Like achimenes, these plants are easily propagated. As their flowering season ends, they show extra rhizomes sprouting from leaf axils and the rhizomes in the pot also multiply. One good tuber will produce up to eight or more extra ones in the course of a season.
STREPTOCARPUS
Streptocarpus, the Cape primrose, is a fibrous-rooted plant which grows well under Saintpaulia culture. All of the species are good collector items and a newcomer, S. saxorum, makes a fine house plant. An admirable feature of this blue-and-white flowered one is that it is possible to make two to three hundred cuttings from a 2-year-old plant. Although so easily propagated through the fleshy-leaved cuttings, S. saxorum does not easily set seeds. The flowers nevertheless have sufficient pollen to permit crosses with other streptocarpus species or with other gesneriads.
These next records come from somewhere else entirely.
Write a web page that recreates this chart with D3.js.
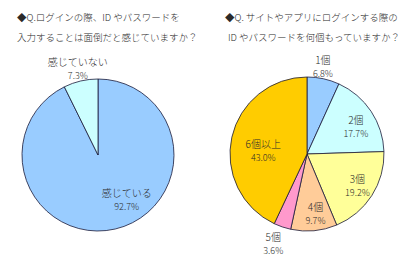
<!DOCTYPE html>
<html>
<head>
<meta charset="utf-8">
<script src="https://cdn.jsdelivr.net/npm/d3@7"></script>
<style>
  body { margin: 0; background: #fff; }
  text { font-family: "Noto Sans CJK JP", "Noto Sans", sans-serif; fill: #2a2a2a; font-weight: 300; }
</style>
</head>
<body>
<div id="chart"></div>
<script>
// left pie: 面倒だと感じるか
const leftLabels = ["感じている", "感じていない"];
const leftValues = [92.7, 7.3];
const leftColors = ["#99ccff", "#ccffff"];

// right pie: IDやパスワードの数
const rightLabels = ["1個", "2個", "3個", "4個", "5個", "6個以上"];
const rightValues = [6.8, 17.7, 19.2, 9.7, 3.6, 43.0];
const rightColors = ["#99ccff", "#ccffff", "#ffff99", "#ffcc99", "#ff99cc", "#ffcc00"];

const leftTitle = ["◆Q.ログインの際、ID やパスワードを", "入力することは面倒だと感じていますか？"];
const rightTitle = ["◆Q. サイトやアプリにログインする際の", "ID やパスワードを何個もっていますか？"];

const width = 400, height = 261;

const svg = d3
  .select("#chart")
  .append("svg")
  .attr("width", width)
  .attr("height", height);

// label placement: [radius factor, angle shift in degrees] per slice
const leftLabelPos = [[0.69, -20], [1.17, 0]];
const rightLabelPos = [[1.16, -2], [0.73, 4], [0.77, -1], [0.77, -3], [1.24, 2], [0.57, -8]];

function drawPie(cx, cy, r, labels, values, colors, labelPos) {
  const g = svg.append("g").attr("transform", `translate(${cx},${cy})`);
  const pie = d3.pie().sort(null).value(function (d) { return d; });
  const arcs = pie(values);
  const arc = d3.arc().innerRadius(0).outerRadius(r);

  g.selectAll("path")
    .data(arcs)
    .join("path")
    .attr("d", arc)
    .attr("fill", function (d, i) { return colors[i]; })
    .attr("stroke", "#1a1a3a")
    .attr("stroke-width", 0.8);

  arcs.forEach(function (d, i) {
    const a = (d.startAngle + d.endAngle) / 2 + labelPos[i][1] * Math.PI / 180;
    const rr = r * labelPos[i][0];
    const x = Math.sin(a) * rr, y = -Math.cos(a) * rr;
    g.append("text")
      .attr("x", x)
      .attr("y", y - 2)
      .attr("text-anchor", "middle")
      .attr("font-size", "10px")
      .text(labels[i]);
    g.append("text")
      .attr("x", x)
      .attr("y", y + 11)
      .attr("text-anchor", "middle")
      .attr("font-size", "9px")
      .attr("font-family", "Arial, 'Liberation Sans', sans-serif")
      .text(d3.format(".1f")(values[i]) + "%");
  });
}

function drawTitle(x, lines, indent) {
  svg.selectAll(null)
    .data(lines)
    .enter()
    .append("text")
    .attr("x", function (d, i) { return x + (i === 0 ? 0 : indent); })
    .attr("y", function (d, i) { return 21 + i * 20; })
    .attr("font-size", "9.5px")
    .text(function (d) { return d; });
}

drawTitle(17, leftTitle, 0);
drawTitle(225, rightTitle, 3);

drawPie(98, 155, 76, leftLabels, leftValues, leftColors, leftLabelPos);
drawPie(307, 154, 77, rightLabels, rightValues, rightColors, rightLabelPos);
</script>
</body>
</html>
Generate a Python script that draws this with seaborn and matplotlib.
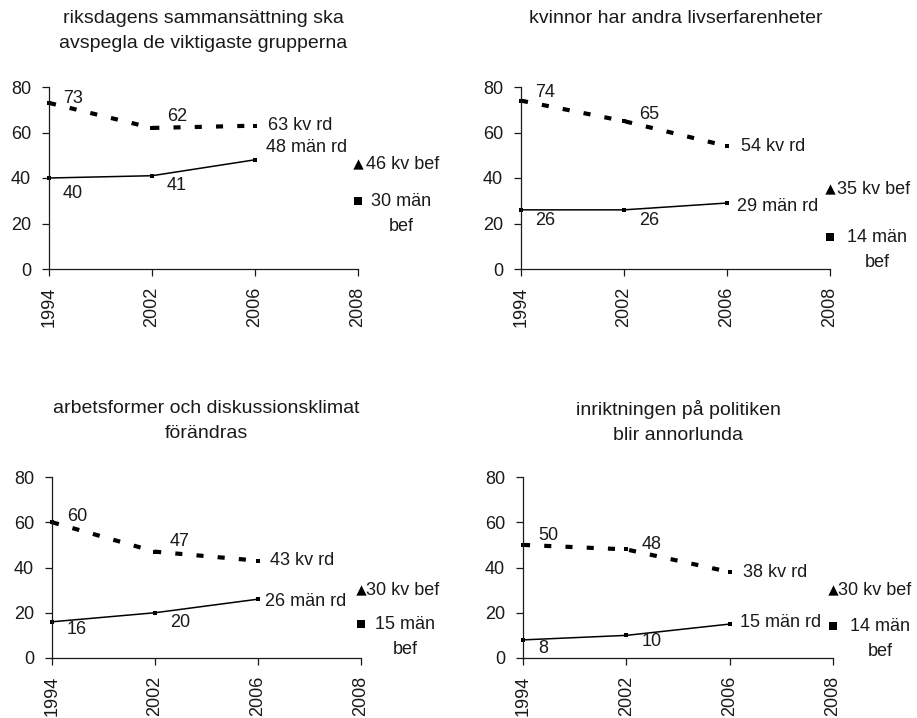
import matplotlib
matplotlib.use("Agg")
import matplotlib.pyplot as plt
import seaborn as sns

# plain white style, Helvetica-like font
sns.set_theme(style="white")
plt.rcParams.update({
    "font.family": ["Liberation Sans", "DejaVu Sans"],
    "font.size": 13,
    "text.color": "#1a1a1a",
    "axes.edgecolor": "#1a1a1a",
    "xtick.color": "#1a1a1a",
    "ytick.color": "#1a1a1a",
})

# data
years = ["1994", "2002", "2006", "2008"]
titles = [
    "riksdagens sammansättning ska\navspegla de viktigaste grupperna",
    "kvinnor har andra livserfarenheter",
    "arbetsformer och diskussionsklimat\nförändras",
    "inriktningen på politiken\nblir annorlunda",
]
kv_rd = [[73, 62, 63], [74, 65, 54], [60, 47, 43], [50, 48, 38]]
man_rd = [[40, 41, 48], [26, 26, 29], [16, 20, 26], [8, 10, 15]]
kv_bef = [46, 35, 30, 30]
man_bef = [30, 14, 15, 14]

# label offsets (pixels) for each panel
kv_off = [[(14, 4), (15, 11), (13, 0)], [(14, 8), (15, 7), (14, 0)],
          [(15, 6), (15, 10), (12, 0)], [(15, 9), (15, 5), (13, 0)]]
man_off = [[(14, -16), (15, -10), (11, 12)], [(14, -11), (15, -11), (10, -3)],
           [(15, -8), (15, -10), (7, -2)], [(15, -9), (15, -6), (10, 2)]]
kvbef_dx = [8, 7, 5, 5]
manbef_dx = [13, 17, 14, 17]

W, H = 917, 718
boxes = [(49, 87, 358, 269), (521, 87, 830, 269),
         (52, 477, 361, 658), (523, 477, 833, 658)]
title_top = [10, 10, 400, 400]

fig = plt.figure(figsize=(W / 100, H / 100), dpi=100)

for i in range(4):
    l, t, r, b = boxes[i]
    ax = fig.add_axes([l / W, 1 - b / H, (r - l) / W, (b - t) / H])
    pos = [0, 1, 2]

    sns.lineplot(x=pos, y=kv_rd[i], ax=ax, color="black", linewidth=3.0,
                 linestyle=(0, (1.7, 3.4)), marker="s", markersize=3,
                 markeredgewidth=0, clip_on=False)
    sns.lineplot(x=pos, y=man_rd[i], ax=ax, color="black", linewidth=1.1,
                 marker="s", markersize=3, markeredgewidth=0, clip_on=False)
    sns.scatterplot(x=[3], y=[kv_bef[i]], ax=ax, marker="^", s=55,
                    color="black", linewidth=0, clip_on=False)
    sns.scatterplot(x=[3], y=[man_bef[i]], ax=ax, marker="s", s=30,
                    color="black", linewidth=0, clip_on=False)

    # point labels
    for j in range(3):
        txt = f"{kv_rd[i][j]} kv rd" if j == 2 else str(kv_rd[i][j])
        ax.annotate(txt, xy=(pos[j], kv_rd[i][j]), xytext=kv_off[i][j],
                    textcoords="offset pixels", ha="left", va="center")
        txt = f"{man_rd[i][j]} män rd" if j == 2 else str(man_rd[i][j])
        ax.annotate(txt, xy=(pos[j], man_rd[i][j]), xytext=man_off[i][j],
                    textcoords="offset pixels", ha="left", va="center")
    ax.annotate(f"{kv_bef[i]} kv bef", xy=(3, kv_bef[i]), xytext=(kvbef_dx[i], 0),
                textcoords="offset pixels", ha="left", va="center")
    ax.annotate(f"{man_bef[i]} män\nbef", xy=(3, man_bef[i]), xytext=(manbef_dx[i], 8),
                textcoords="offset pixels", ha="left", va="top",
                multialignment="center", linespacing=1.6)

    ax.set_xlim(0, 3)
    ax.set_ylim(0, 80)
    ax.set_xticks([0, 1, 2, 3])
    ax.set_xticklabels(years, rotation=90)
    ax.set_yticks([0, 20, 40, 60, 80])
    ax.tick_params(axis="both", direction="out", length=5, width=0.9,
                   labelsize=13, bottom=True, left=True)
    ax.tick_params(axis="x", pad=8)
    ax.tick_params(axis="y", pad=8)
    ax.set_xlabel("")
    ax.set_ylabel("")
    for side in ["top", "right"]:
        ax.spines[side].set_visible(False)
    for side in ["left", "bottom"]:
        ax.spines[side].set_linewidth(0.9)

    fig.text((l + r) / 2 / W, 1 - title_top[i] / H, titles[i], ha="center",
             va="top", fontsize=14, linespacing=1.6)

fig.savefig("out.png", dpi=100)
One way to keep up with the gesneriad world—and thus build your business—is through the American Gesneria Society. It publishes news letters and a yearbook devoted to the culture of gesneriads. For membership, write Mrs. E. E. Hammond, Secretary, American Gesneria Society, Inc., 109 Cope-land Lane, Irvington, California.
SOME SUCCESSFUL VENTURES
In Virginia, a woman apparently doomed to bed and wheelchair found her means to recovery by having a greenhouse built on a city lot and running it for profit. She scouts seedsmen in China, India, Japan, and England for rare plants. Her knowledge of greenhouse operation came the hard way, by experimentation. Today her greenhouse is stocked to the brim with virtually every kind of gesneriad. Her articles in plant publications whet readers' appetites for the unusual things she sells over-the-counter and through the mail.
A business executive in New York set up a prefab greenhouse with no thought of operating it for profit. The house and potting shed cost approximately $3,000.00, although he saved $1,800.00 by erecting it himself and doing his own mason work. An achimenes authority, he soon found he had an over-supply which collector friends wanted. Currently he has a self-sustaining hobby which will bring in sizable dividends when he has more time for it. He has made a cross between a species sinningia and a rechsteineria, the tubers of which he sells for $20.00 each.
A young man in Oklahoma paid a substantial part of his college tuition with the proceeds of gesneriad sales from cuttings, tubers, and seeds sent through the mails. His less than 10-foot-square greenhouse is too small to accommodate specimen plants, but he can grow quantities of gesneriads in flats and hanging baskets. From these he harvests the material he sells.
One Sale Paid for My Greenhouse
At a national African violet convention a commercial dealer heard me talking about a white-flowered Episcia dianthiflora. Later he wrote, "If there is such a plant, we might be interested in buying propagation stock." The upshot was that I sold enough of these plants to pay for my greenhouse.
Formerly, I used to send out a listing of many kinds of African violets, gloxinias, and other gesneriads. Then I tried advertising, running my ads simultaneously with pertinent magazine articles. Results were good. After you have once advertised with the larger magazines, you receive monthly letters announcing future articles which usually feature photographs of the plants discussed. I found it paid to tie in ads with the issues that carried stories about the plants I was selling.
Currently I grow my gesneriads for commercial firms, selling tubers and seeds rather than plants. These are easily shipped, and I use the top cuttings of my rare gesneriads to propagate more material.